Sunday, 17 May 2020

Sonic


7.     Sonic Youth. The Melbourne alternative music scene, alternative to Countdown and everything awful, “greatly influenced my taste in music,” though today I don’t listen to that music much but to what came next. 1976-1982 is when punk turned into new wave turned into goth, techno, industrial, thrash, grunge, shoe gaze, before growing up into further radiations of musical originality. Worldwide, musicians tested limits. Of all those, Sonic Youth is the band I return to most often. I’ve heard them live twice, once at the Prince of Wales in Fitzroy, a club which never knew the term ‘spatial distancing’, and another time at the Forum in Flinders Street.
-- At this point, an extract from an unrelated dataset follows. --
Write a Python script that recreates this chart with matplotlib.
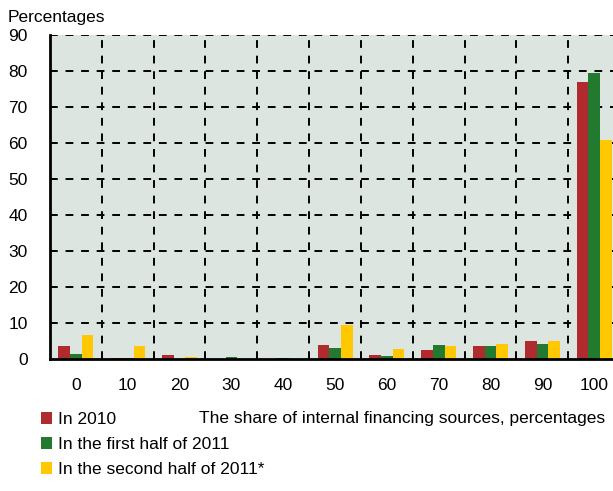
import numpy as np
import matplotlib.pyplot as plt

plt.rcParams['font.family'] = ['Liberation Sans', 'DejaVu Sans']

# data
shares = [0, 10, 20, 30, 40, 50, 60, 70, 80, 90, 100]
in_2010 = [3.7, 0.2, 1.0, 0.1, 0.1, 4.0, 1.2, 2.4, 3.7, 4.9, 77.0]
first_half_2011 = [1.5, 0.2, 0.1, 0.5, 0.2, 3.0, 0.9, 4.0, 3.6, 4.3, 79.5]
second_half_2011 = [6.6, 3.6, 0.5, 0.1, 0.1, 9.4, 2.7, 3.6, 4.3, 5.0, 60.8]

colors = ['#B02B2E', '#217A30', '#FFC800']
labels = ['In 2010', 'In the first half of 2011', 'In the second half of 2011*']

fig = plt.figure(figsize=(6.13, 4.91), dpi=100)
ax = fig.add_axes([0.0816, 0.2688, 0.93, 0.66])
ax.set_facecolor('#DDE5E0')

x = np.arange(len(shares))
w = 0.225
for i, (vals, c, lab) in enumerate(zip([in_2010, first_half_2011, second_half_2011], colors, labels)):
    ax.bar(x + (i - 1) * w, vals, width=w, color=c, label=lab, zorder=3)

# dashed grid
for y in range(10, 91, 10):
    ax.axhline(y, color='black', ls=(0, (4, 4)), lw=1.4, zorder=2)
for xv in x[:-1] + 0.5:
    ax.axvline(xv, color='black', ls=(0, (4, 4)), lw=1.4, zorder=2)

ax.set_xlim(-0.5, len(shares) - 0.5)
ax.set_ylim(0, 90)
ax.set_yticks(range(0, 91, 10))
ax.set_xticks(x)
ax.set_xticklabels([str(s) for s in shares])
ax.tick_params(axis='both', length=0, labelsize=12.5)
ax.tick_params(axis='x', pad=14)
ax.tick_params(axis='y', pad=16)

for s in ['top', 'right']:
    ax.spines[s].set_visible(False)
ax.spines['left'].set_linewidth(2)
ax.spines['bottom'].set_linewidth(2)
ax.spines['left'].set_zorder(4)
ax.spines['bottom'].set_zorder(4)

fig.text(0.013, 0.965, 'Percentages', fontsize=12.5, va='center')
fig.text(0.987, 0.148, 'The share of internal financing sources, percentages',
         fontsize=12.5, ha='right', va='center')

fig.legend(loc='upper left', bbox_to_anchor=(0.067, 0.161), frameon=False,
           fontsize=12.5, handlelength=0.65, handleheight=0.65, handletextpad=0.3,
           labelspacing=0.58, borderaxespad=0, borderpad=0)

fig.savefig('out.png', dpi=100)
The electric guitar is the omnipresent instrument of the second half of the twentieth century and this band, tracing its way from Jimi Hendrix and Lou Reed through Frank Zappa and Neil Young, made over thirty years of recordings of unsurpassable and elevating sounds using alternative tunings, dreamlike feedback, intense rhythms, transcendent noise. It is the shifting sounds and aural walls that continue to astonish me. Here are six of their albums. I have inserted inside cover art as the cover, which is why they don’t look the way they do on download outlets. Photocopy: ‘Sister’ (1987). Bunny: ‘Dirty’ (1992). Pillows: ‘A Thousand Leaves’ (1998).  Street: ‘nyc ghosts & flowers’ (2000). One Way: ‘Murray Street’ (2002). Clocks: ‘The Eternal’ (2009). Oddly, I cannot locate my copy of their album that “greatly influenced” me, but their wiki says of ‘Daydream Nation’ (1988) that “it was chosen by the Library of Congress to be preserved in the National Recording Registry in 2005.” Yes.